What good progress looks like

Progress in residential gundog training should be practical and visible. That may mean a cleaner recall, steadier heelwork, calmer behaviour around game scent, better delivery to hand or an improved stop whistle. It may also mean less obvious but equally valuable changes, such as better focus, improved emotional control and a dog that is beginning to understand how to switch from excitement into work.

There is rarely a straight line. Dogs often make a quick gain in one area and a slower gain in another. A confident retriever may take naturally to marked retrieves but need more time on steadiness. A keen young spaniel may hunt beautifully yet struggle to hold itself together when expectation rises. Honest training takes these trade-offs seriously rather than glossing over them.

Good trainers will also be realistic about what can be achieved within the dog's stay. Foundations can be built strongly in a residential setting, but polish comes through time, repetition and consistent handling after the dog returns home.

Residential gundog training and the handover home

This is the part owners should pay close attention to. A dog may work well for the trainer because the trainer has been clear, consistent and experienced in every interaction. The real test comes when those standards transfer back to the owner.

That is why handover matters so much. Owners should expect to be shown what the dog has learned, how cues are being used, where the boundaries now sit and what needs to happen next. Without that, even good work can unravel. Dogs are excellent at spotting small changes in timing and expectation.

The most successful residential programmes treat the owner as part of the training, not an afterthought. If the dog has learned to sit to whistle, walk with more discipline and retrieve with better manners, the owner needs to understand exactly how those behaviours were built and how to reinforce them fairly at home.

A sensible standard to look for

If you are considering residential gundog training, look for structure rather than promises. The right programme should be clear about the dog's current level, the aims of the stay and what success will realistically look like. It should also account for breed type, temperament and intended outcome.

A pet Labrador from a busy family home may need steadiness, recall and lead work with an eye on enjoyable country walks and controlled retrieves. A young Cocker intended for shooting may need more emphasis on hunting pattern, stop whistle and arousal control. A Springer with plenty of style but little discipline may need careful channeling rather than more excitement.

In Norfolk and across the wider East of England, many owners want a dog that can work well in the countryside but also settle well at home. That is a sensible aim. Specialist training should support both.

The value of a balanced approach

Strong gundog training is not about suppressing natural ability. It is about shaping it into something reliable. Drive, enthusiasm and game-finding instinct are useful traits only when paired with steadiness, responsiveness and trust in the handler.

That is one reason residential training can be so effective. It gives the dog a period of consistent expectations, daily repetition and experienced handling. For owners with limited time, or for dogs that need a more structured reset, it can be a very practical route forward.

But it works best as part of a partnership. The dog learns the standards during its stay. The owner then learns how to keep those standards in everyday life, on training ground, on walks and, where relevant, in the field.
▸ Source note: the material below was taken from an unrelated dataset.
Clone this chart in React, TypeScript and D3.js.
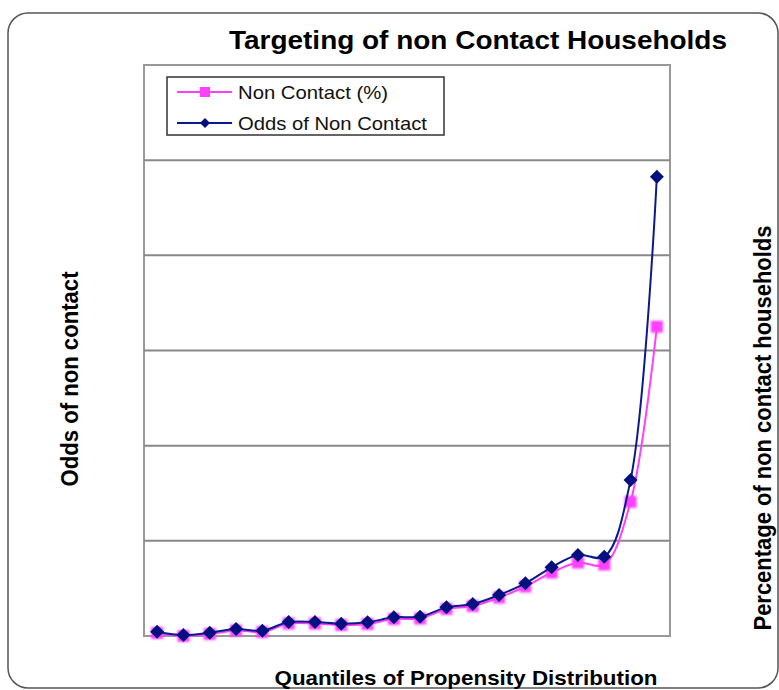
import React from 'react';
import * as d3 from 'd3';

// quantile groups along the x axis (no tick labels in the chart)
const quantiles = d3.range(1, 21).map(i => `Q${i}`);

// odds of non contact (left axis)
const oddsValues = [
  0.045, 0.01, 0.035, 0.074, 0.056, 0.147, 0.147, 0.129, 0.144, 0.196,
  0.203, 0.301, 0.336, 0.431, 0.554, 0.722, 0.851, 0.833, 1.639, 4.825,
];

// non contact percentage (right axis)
const pctValues = [
  0.32, 0.0, 0.21, 0.58, 0.42, 1.31, 1.31, 1.16, 1.26, 1.79,
  1.84, 2.84, 3.15, 4.04, 5.2, 6.67, 7.72, 7.51, 14.1, 32.5,
];

const oddsTicks = [0, 1, 2, 3, 4, 5, 6];

const W = 779;
const H = 690;
const plot = { left: 144, right: 670, top: 65, bottom: 636 };
const FONT = "'Liberation Sans', Arial, Helvetica, sans-serif";
const PINK = '#ff40ff';
const BLUE = '#0a1a8c';

const App = () => {
  const x = d3.scalePoint<string>().domain(quantiles).range([plot.left, plot.right]).padding(0.5);
  const yOdds = d3.scaleLinear().domain([0, 6]).range([plot.bottom, plot.top]);
  const yPct = d3.scaleLinear().domain([0, 60]).range([plot.bottom, plot.top]);

  const oddsLine = d3.line<number>()
    .x((d, i) => x(quantiles[i])!)
    .y(d => yOdds(d))
    .curve(d3.curveCatmullRom);
  const pctLine = d3.line<number>()
    .x((d, i) => x(quantiles[i])!)
    .y(d => yPct(d))
    .curve(d3.curveCatmullRom);

  const sq = 12;
  const dm = 7;
  const diamond = (cx: number, cy: number) =>
    `M${cx},${cy - dm}L${cx + dm},${cy}L${cx},${cy + dm}L${cx - dm},${cy}Z`;

  // legend
  const lg = { x: 167, y: 77, w: 277, h: 58 };
  const rows = [
    { label: 'Non Contact (%)', color: PINK, kind: 'square', y: 92, len: 150 },
    { label: 'Odds of Non Contact', color: BLUE, kind: 'diamond', y: 123, len: 189 },
  ];

  return (
    <svg width={W} height={H} style={{ position: 'absolute', left: 0, top: 0, fontFamily: FONT }}>
      <defs>
        <filter id="soft" x="-50%" y="-50%" width="200%" height="200%">
          <feGaussianBlur stdDeviation="0.9" />
        </filter>
      </defs>
      <rect x={0} y={0} width={W} height={H} fill="#fff" />
      <rect x={8} y={13} width={770} height={675} rx={20} ry={20} fill="#fff" stroke="#555" strokeWidth={1.5} />

      <text x={229} y={49} fontSize={25} fontWeight="bold" textLength={498} lengthAdjust="spacingAndGlyphs" fill="#000">
        Targeting of non Contact Households
      </text>

      {/* plot area */}
      <rect x={plot.left} y={plot.top} width={plot.right - plot.left} height={plot.bottom - plot.top}
        fill="#fff" stroke="#999" strokeWidth={2} />
      {oddsTicks.slice(1, -1).map(t => (
        <line key={t} x1={plot.left} x2={plot.right} y1={yOdds(t)} y2={yOdds(t)} stroke="#888" strokeWidth={2} />
      ))}

      {/* non contact % series */}
      <path d={pctLine(pctValues)!} fill="none" stroke={PINK} strokeWidth={2} />
      {pctValues.map((v, i) => (
        <rect key={i} x={x(quantiles[i])! - sq / 2} y={yPct(v) - sq / 2} width={sq} height={sq}
          fill={PINK} filter="url(#soft)" />
      ))}

      {/* odds series */}
      <path d={oddsLine(oddsValues)!} fill="none" stroke={BLUE} strokeWidth={2} />
      {oddsValues.map((v, i) => (
        <path key={i} d={diamond(x(quantiles[i])!, yOdds(v))} fill="#00117f" />
      ))}

      {/* legend */}
      <rect x={lg.x} y={lg.y} width={lg.w} height={lg.h} fill="#fff" stroke="#333" strokeWidth={1.5} />
      {rows.map(r => (
        <g key={r.label}>
          <line x1={177} x2={232} y1={r.y} y2={r.y} stroke={r.color} strokeWidth={2} />
          {r.kind === 'square'
            ? <rect x={205 - 5} y={r.y - 5} width={10} height={10} fill={r.color} />
            : <path d={`M205,${r.y - 5}L210,${r.y}L205,${r.y + 5}L200,${r.y}Z`} fill="#00117f" />}
          <text x={238} y={r.y} dy="0.35em" fontSize={19} textLength={r.len} lengthAdjust="spacingAndGlyphs" fill="#111">
            {r.label}
          </text>
        </g>
      ))}

      {/* axis titles */}
      <text transform="translate(70,379) rotate(-90)" textAnchor="middle" dy="0.35em" fontSize={24} fontWeight="bold"
        textLength={215} lengthAdjust="spacingAndGlyphs" fill="#000">
        Odds of non contact
      </text>
      <text transform="translate(763,428) rotate(-90)" textAnchor="middle" dy="0.35em" fontSize={24} fontWeight="bold"
        textLength={405} lengthAdjust="spacingAndGlyphs" fill="#000">
        Percentage of non contact households
      </text>
      <text x={466} y={685} textAnchor="middle" fontSize={21} fontWeight="bold"
        textLength={383} lengthAdjust="spacingAndGlyphs" fill="#000">
        Quantiles of Propensity Distribution
      </text>
    </svg>
  );
};

export default App;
Businesses such as Breckland Gundog Training build their work around that idea - training the dog, guiding the handler and keeping progress useful in the real world.

If you are weighing up whether to book a residential stay, ask not only whether your dog needs training, but whether your current routine is helping or holding that training back. The right programme can change a great deal, especially when the work carried out away from home is matched by calm, consistent handling once the dog comes back through the door.